Mohammed bin Salman says in interview that Riyadh wants to have ‘good relations’ with Tehran, adding that both countries share common interests ‘to propel the region and the world to growth and prosperity’

By Ynet News, April 29, 2021

Saudi Arabia’s crown prince has taken a more conciliatory public stance towards Iran, trying to balance long-held animosity with economic considerations and bridge differences with Washington over how to tackle Tehran’s regional behavior.

Tensions between Riyadh and Tehran have festered over the Yemen war, where an Iran-aligned group has increased attacks on Saudi Arabia even as the kingdom tried to lure foreign investment.
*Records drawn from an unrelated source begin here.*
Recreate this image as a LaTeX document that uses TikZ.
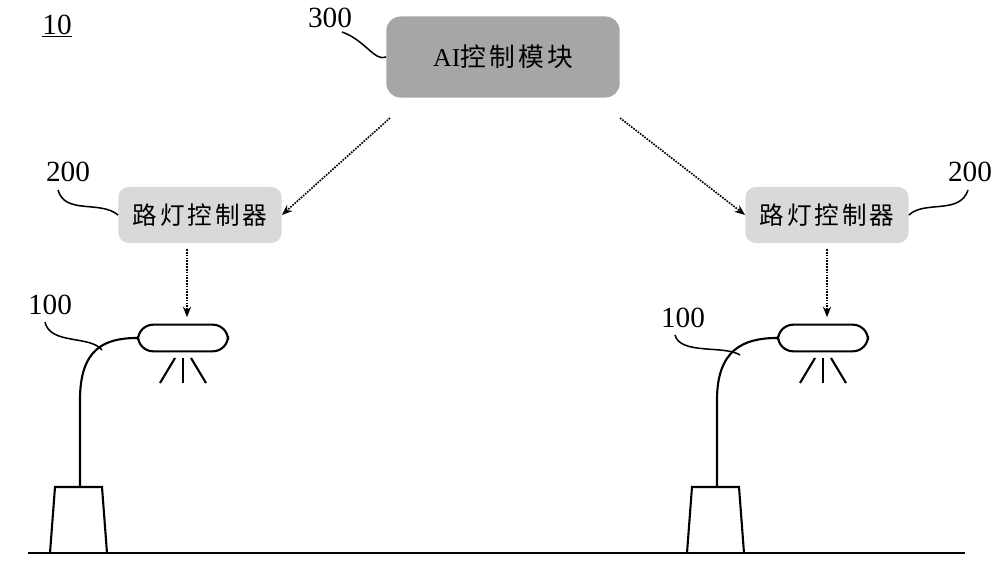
\documentclass[tikz,border=0pt]{standalone}
\usepackage{fontspec}
\setmainfont{Liberation Serif}
\newfontfamily\cjk[LetterSpace=12]{Noto Sans CJK SC}
\usetikzlibrary{calc}
\usetikzlibrary{arrows.meta}
\definecolor{boxgray}{RGB}{217,217,217}
\definecolor{aigray}{RGB}{166,166,166}
\tikzset{
  ctrlbox/.style={fill=boxgray, rounded corners=9pt, minimum width=4.9cm, minimum height=1.68cm, font=\cjk\fontsize{21}{24}\selectfont},
  aibox/.style={fill=aigray, rounded corners=12pt, minimum width=7cm, minimum height=2.43cm, font=\fontsize{22}{24}\selectfont},
  numlabel/.style={font=\fontsize{25}{27}\selectfont},
  sigarrow/.style={densely dotted, line width=1.4pt, -{Stealth[length=9pt,width=7pt]}},
  lampline/.style={line width=1.8pt},
  leader/.style={line width=1.3pt},
}
\begin{document}
\begin{tikzpicture}[x=0.03cm, y=-0.03cm]
  \useasboundingbox (0,0) rectangle (1000,565);
  % title number
  \node[numlabel] (fig) at (57,26) {\underline{10}};
  % AI module
  \node[aibox] (ai) at (503,57) {AI{\cjk 控制模块}};
  \node[numlabel] (n300) at (330,18) {300};
  \draw[leader] (342,32) .. controls (365,40) and (375,62) .. (ai.west);
  % controllers
  \node[ctrlbox] (ctrlL) at (200,215) {路灯控制器};
  \node[ctrlbox] (ctrlR) at (827,215) {路灯控制器};
  \node[numlabel] (n200L) at (68,172) {200};
  \node[numlabel] (n200R) at (970,172) {200};
  \draw[leader] (58,190) .. controls (65,215) and (100,200) .. (ctrlL.west);
  \draw[leader] (968,190) .. controls (960,215) and (925,200) .. (ctrlR.east);
  \coordinate (aiL) at (390,118);
  \coordinate (aiR) at (620,118);
  \draw[sigarrow] (aiL) -- (ctrlL.east);
  \draw[sigarrow] (aiR) -- (ctrlR.west);
  % lamps
  \foreach \name/\px/\lx in {L/80/183, R/717/823} {
    \node[draw, lampline, rounded corners=13pt, minimum width=2.7cm, minimum height=0.8cm] (lamp\name) at (\lx,338) {};
    \draw[lampline] (\px-30,553) -- (\px-25,487) -- (\px+22,487) -- (\px+27,553);
    \draw[lampline] (\px,487) -- (\px,400) .. controls (\px,350) and (\lx-80,338) .. (lamp\name.west);
    \draw[lampline] (\lx,358) -- (\lx,383);
    \draw[lampline] (\lx-8,358) -- (\lx-23,383);
    \draw[lampline] (\lx+8,358) -- (\lx+23,383);
  }
  \draw[sigarrow] (ctrlL.south) ++(-13,6) -- ++(0,68);
  \draw[sigarrow] (ctrlR.south) ++(0,6) -- ++(0,68);
  \node[numlabel] (n100L) at (50,305) {100};
  \node[numlabel] (n100R) at (683,318) {100};
  \draw[leader] (45,322) .. controls (50,345) and (90,335) .. (102,350);
  \draw[leader] (675,335) .. controls (680,355) and (725,345) .. (740,355);
  % ground
  \draw[lampline] (28,553) -- (965,553);
\end{tikzpicture}
\end{document}
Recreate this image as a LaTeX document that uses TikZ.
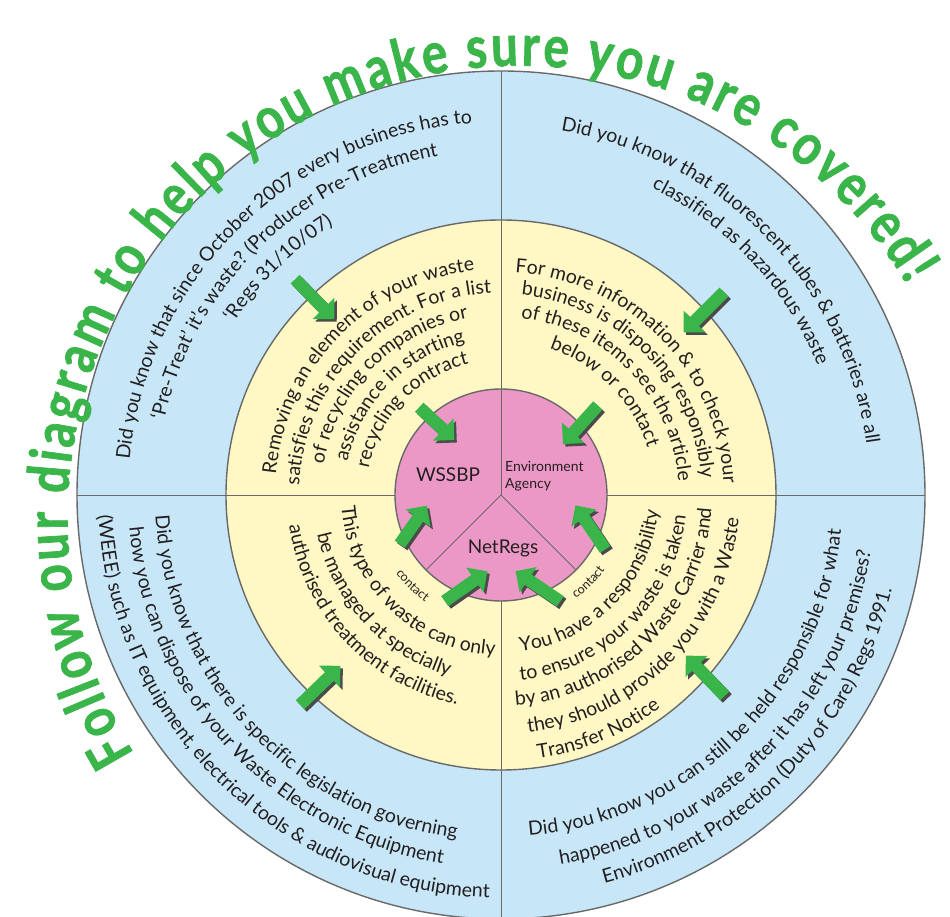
\documentclass[tikz,border=0pt]{standalone}
\usepackage{fontspec}
\setmainfont{Lato}
\newfontfamily\titlefam{Lato}[FakeStretch=0.82,FakeBold=1.2]
\usepackage{tikz}
\usetikzlibrary{decorations.text,shapes.arrows}

\definecolor{ringblue}{RGB}{199,231,248}
\definecolor{ringyellow}{RGB}{255,247,196}
\definecolor{hubpink}{RGB}{236,152,198}
\definecolor{edgegray}{RGB}{105,105,105}
\definecolor{leafgreen}{RGB}{57,181,74}
\definecolor{shadegray}{RGB}{75,75,75}
\definecolor{inkgray}{RGB}{35,31,32}

\newcommand{\bodyfont}{\fontsize{19.5pt}{20pt}\selectfont\color{inkgray}}
\newcommand{\smallfont}{\fontsize{12.5pt}{13pt}\selectfont\color{inkgray}}
\newcommand{\titlefont}{\titlefam\fontsize{58pt}{58pt}\selectfont\bfseries\color{leafgreen}}

% one line of text on a clockwise arc (upper half): radius, centre angle, text
\newcommand{\cwline}[4][\bodyfont]{%
  \path[decorate,decoration={text along path,text align=center,text={|#1|#4}}]
    (#3+75:#2) arc[start angle=#3+75,end angle=#3-75,radius=#2pt];}
% the same on a counter-clockwise arc (lower half)
\newcommand{\ccwline}[4][\bodyfont]{%
  \path[decorate,decoration={text along path,text align=center,text={|#1|#4}}]
    (#3-75:#2) arc[start angle=#3-75,end angle=#3+75,radius=#2pt];}
% counter-clockwise, starting at a given angle
\newcommand{\ccwleft}[3]{%
  \path[decorate,decoration={text along path,text={|\bodyfont|#3}}]
    (#2:#1) arc[start angle=#2,end angle=#2+110,radius=#1pt];}

\tikzset{
  ringline/.style={draw=edgegray, line width=1.4pt},
  splitline/.style={draw=edgegray, line width=0.9pt},
  hublabel/.style={font=\fontsize{19pt}{21pt}\selectfont, text=inkgray, inner sep=1pt},
  arrowbody/.style={single arrow, single arrow tip angle=90, single arrow head extend=9pt,
    inner xsep=0pt, inner ysep=6pt, fill=leafgreen},
  arrowshade/.style={arrowbody, fill=shadegray},
}

\begin{document}
\begin{tikzpicture}[x=1pt,y=1pt]
\fill[white] (-501,-422) rectangle (449,495);
\useasboundingbox (-501,-422) rectangle (449,495);

% rings
\filldraw[ringline, fill=ringblue] (0,0) circle[radius=424pt];
\filldraw[ringline, fill=ringyellow] (0,0) circle[radius=275pt];
\filldraw[ringline, fill=hubpink] (0,0) circle[radius=106pt];
\foreach \a in {0,90,180,270} {
  \draw[splitline] (\a:106) -- (\a:424);
}
\foreach \a in {90,225,315} {
  \draw[splitline] (0,0) -- (\a:106);
}

% hub labels
\node[hublabel] (wssbp) at (-53,20) {WSSBP};
\node[hublabel, font=\fontsize{14pt}{17pt}\selectfont, anchor=west, align=left] (agency) at (3,19) {Environment\\Agency};
\node[hublabel] (netregs) at (2,-53) {NetRegs};

% green arrows: x/y/angle/length
\foreach \x/\y/\a/\l [count=\i] in {-188.5/198/-45.7/56, -66.5/73.5/-43/48, 205/185/-135/57,
    81.5/72.5/-132/52, -183/-192.5/44/56, -89.5/-32.5/55/47, -37.5/-93/35/52,
    39.5/-93/146/54, 91/-35/124/53, 206.5/-183/134/56} {
  \node[arrowshade, rotate=\a, minimum height=\l] at (\x+2.5,\y-2.5) {};
  \node[arrowbody, rotate=\a, minimum height=\l] (arrow\i) at (\x,\y) {};
}

% title round the top
\path[decorate,decoration={text along path,text align={fit to path},
    text={|\titlefont|Follow our diagram to help you make sure you are covered!}}]
  (18.6,-22.7) ++(211.5:452) arc[start angle=211.5,end angle=31,radius=452pt];

% blue ring
\cwline{373}{134.5}{Did you know that since October 2007 every business has to}
\cwline{345}{134}{‘Pre-Treat’ it’s waste? (Producer Pre-Treatment}
\cwline{318}{134.5}{‘Regs 31/10/07)}
\cwline{369}{44.3}{Did you know that fluorescent tubes {\&} batteries are all}
\cwline{342}{43}{classified as hazardous waste}
\ccwline{346}{223}{Did you know that there is specific legislation governing}
\ccwline{373}{223}{how you can dispose of your Waste Electronic Equipment}
\ccwline{403}{225.6}{(WEEE) such as IT equipment, electrical tools {\&} audiovisual equipment}
\ccwline{342}{314.4}{Did you know you can still be held responsible for what}
\ccwline{374}{315.3}{happened to your waste after it has left your premises?}
\ccwline{402}{315.7}{Environment Protection (Duty of Care) Regs 1991.}

% yellow ring
\cwline{226}{135.7}{Removing an element of your waste}
\cwline{202}{135}{satisfies this requirement. For a list}
\cwline{180}{135.3}{of recycling companies or}
\cwline{157}{135.5}{assistance in starting}
\cwline{135}{136.2}{recycling contract}
\cwline{223}{44.7}{For more information {\&} to check your}
\cwline{201}{44.5}{business is disposing responsibly}
\cwline{178}{44}{of these items see the article}
\cwline{154}{44.7}{below or contact}
\ccwline{160}{226}{This type of waste can only}
\ccwline{188}{223}{be managed at specially}
\ccwline{214}{223.2}{authorised treatment facilities.}
\ccwleft{158}{277}{You have a responsibility}
\ccwleft{186}{276}{to ensure your waste is taken}
\ccwleft{211}{274}{by an authorised Waste Carrier and}
\ccwleft{239}{276.5}{they should provide you with a Waste}
\ccwleft{266}{278}{Transfer Notice}

% small labels by the hub
\ccwline[\smallfont]{131}{225.6}{contact}
\ccwline[\smallfont]{128}{315}{contact}
\end{tikzpicture}
\end{document}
Strains between the two Gulf powerhouses also grew after a 2019 assault on Saudi oil plants that Riyadh blamed on Iran, a charge Tehran denies.

While reiterating that Riyadh has a problem with Iran’s “negative behavior”, Crown Prince Mohammed bin Salman said in an interview aired late on Tuesday that Sunni Muslim Saudi Arabia wanted a good relationship with Shi’ite Iran.

“We do not want for Iran to be in a difficult situation, on the contrary we want Iran to prosper and grow. We have interests in Iran and they have interests in the Kingdom to propel the region and the world to growth and prosperity,” he said.
That contrasts with remarks by Prince Mohammed in 2017, after becoming crown prince, in which he called the supreme leader of Iran “the new Hitler of the Middle East”. Earlier that year he said any contest for influence between the arch-rivals ought take place “inside Iran, not in Saudi Arabia”.
With U.S. President Joe Biden’s administration taking a tougher stance on Saudi Arabia’s human rights record and pressing it to end the Yemen war, the prince has moved to show he is a valuable partner able to help stabilize the region, diplomats have said.
Saudi and Iranian officials held direct talks this month, six years after cutting diplomatic ties, about Yemen and the 2015 nuclear accord between global powers and Iran, which Riyadh opposed for not tackling Tehran’s missile program and regional proxies.
“Saudi Arabia desperately needs to find a way out of a (Yemen) war that is both unpopular and unwinnable,” said Elisabeth Kendall, senior research fellow in Arabic and Islamic Studies at Oxford’s Pembroke College.
The kingdom has urged global powers trying to bring both the United States and Iran back into full compliance with the nuclear pact to reach a stronger agreement of longer duration, in talks in Vienna.
Madawi Al-Rasheed, visiting professor at the LSE Middle East Centre, said impressing Biden was one reason why Prince Mohammed “changed his confrontational discourse” on Iran.